Furthermore, for ξ →  the unitary gauge description is recovered, since the would-be Goldstone propagator vanishes and the gauge propagator reproduces that of the unitary gauge in (1.65). All ξ dependence present in individual Feynman diagrams, including the unphysical singularities of the ζ and A μ propagators at k 2 = ξ M 2, must cancel in the sum of all contributions to any physical quantity.

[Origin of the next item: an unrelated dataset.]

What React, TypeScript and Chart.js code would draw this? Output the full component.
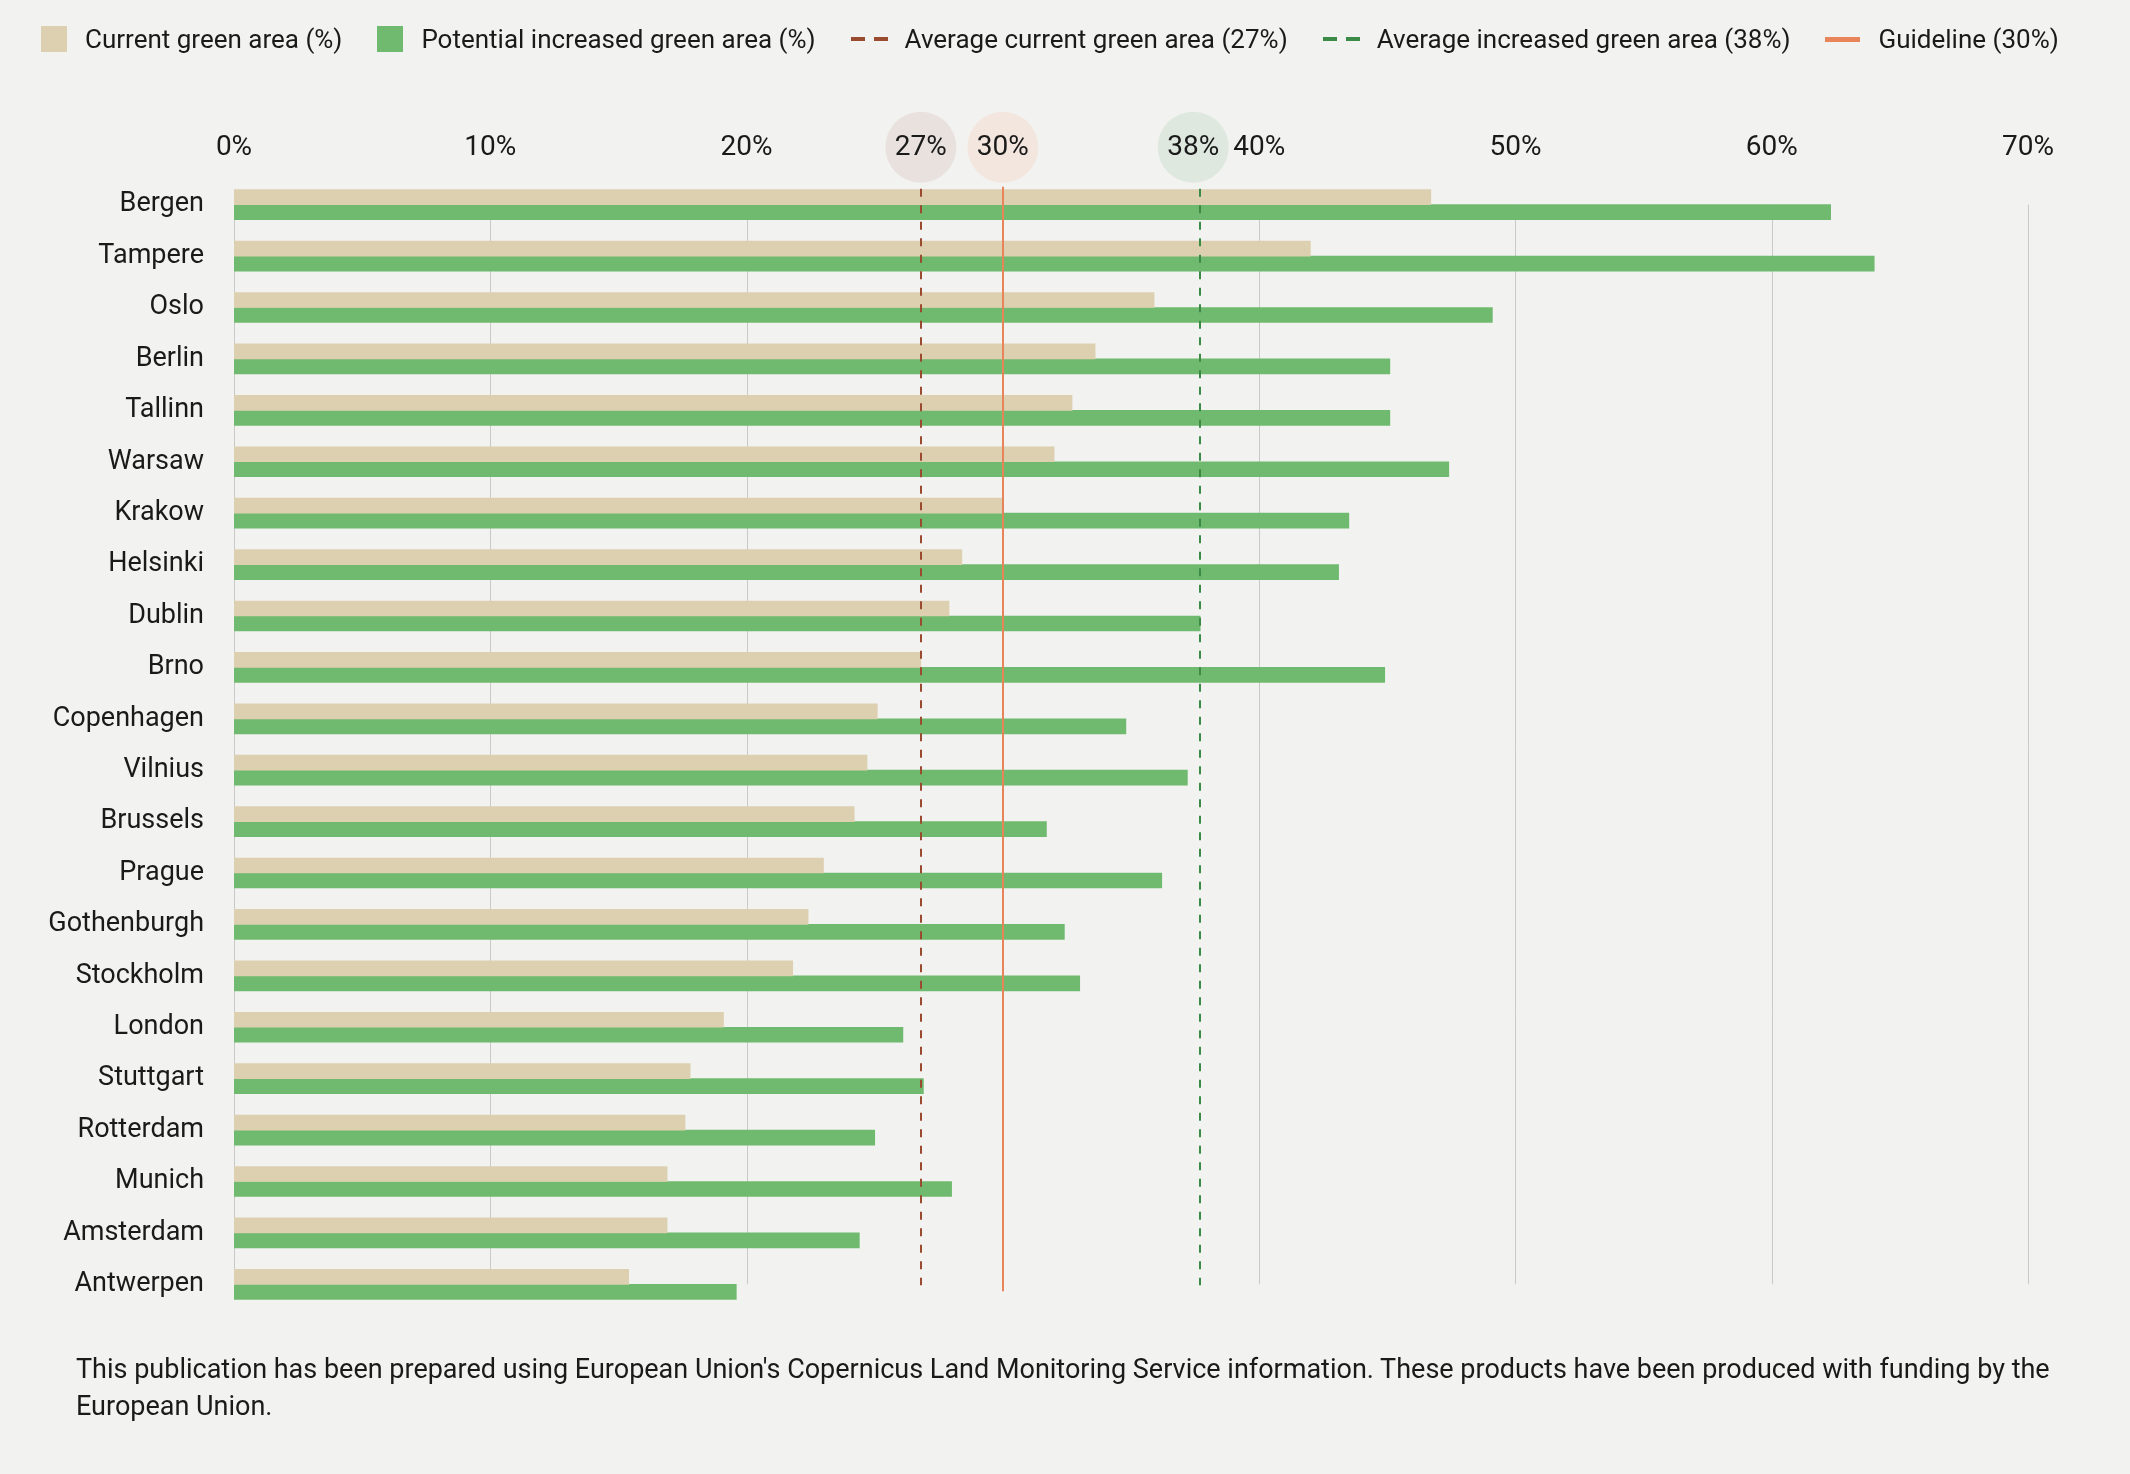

An additional complication is that a Faddeev–Popov ghost is also present in R ξ gauges (while it is absent in an unbroken Abelian gauge theory). In fact, under an infinitesimal gauge transformation with parameter θ(x), we have the transformations

$$\displaystyle\begin{array}{rcl} A_{\mu }& \rightarrow & A_{\mu } - \partial _{\mu }\theta, {}\\ \phi & \rightarrow & (1 -\mathrm{i}e\theta )\left [v + \frac{h(x)} {\sqrt{2}} -\mathrm{i}\frac{\zeta (x)} {\sqrt{2}}\right ], {}\\ \end{array}$$

so that

$$\displaystyle{ \updelta A_{\mu } = -\partial _{\mu }\theta \;,\quad \updelta h = -e\zeta \theta \;,\quad \updelta \zeta = e\theta \sqrt{2}\left (v + \frac{h} {\sqrt{2}}\right )\;. }$$
(1.74)

The gauge fixing condition μ A μξ M ζ = 0 undergoes the variation

$$\displaystyle{ \partial _{\mu }A^{\mu } -\xi M\zeta \; \rightarrow \; \partial _{\mu }A^{\mu } -\xi M\zeta -\left [\partial ^{2} +\xi M^{2}\left (1 + \frac{h} {v\sqrt{2}}\right )\right ]\theta \;, }$$
(1.75)

where we have used \(M = \sqrt{2}ev\). From this, recalling the discussion in Sect. 1.6, we see that the ghost is not coupled to the gauge boson (as usual for an Abelian gauge theory), but has a coupling to the Higgs field h. The ghost Lagrangian is

$$\displaystyle{ \varDelta \mathcal{L}_{\mathrm{Ghost}} =\bar{\eta } \left [\partial ^{2} +\xi M^{2}\left (1 + \frac{h} {v\sqrt{2}}\right )\right ]\eta \;. }$$
(1.76)

The ghost mass is seen to be \(m_{\mathrm{gh}} = \sqrt{\xi }M\) and its propagator is

$$\displaystyle{ \mathrm{i}D_{\mathrm{gh}} = \frac{\mathrm{i}} {k^{2} -\xi M^{2} + \mathrm{i}\epsilon }\;. }$$
(1.77)

The detailed Feynman rules follow for all the basic vertices involving the gauge boson, the Higgs, the would-be Goldstone boson, and the ghost, and are easily derived, with some algebra, from the total Lagrangian including the gauge fixing and ghost additions. The generalization to the non-Abelian case is in principle straightforward, with some formal complications involving the projectors over the space of the would-be Goldstone bosons and over the orthogonal space of the Higgs particles. But for each gauge boson that takes mass M a , we still have a corresponding would-be Goldstone boson and a ghost with mass \(\sqrt{\xi }M_{a}\). The Feynman diagrams, both for the Abelian and the non-Abelian case, are listed explicitly, for example, in the textbook by Cheng and Li [250].

We conclude that the renormalizability of non-Abelian gauge theories, also in the presence of spontaneous symmetry breaking, was proven in the fundamental work by t’Hooft and Veltman [358], and is discussed in detail in [278].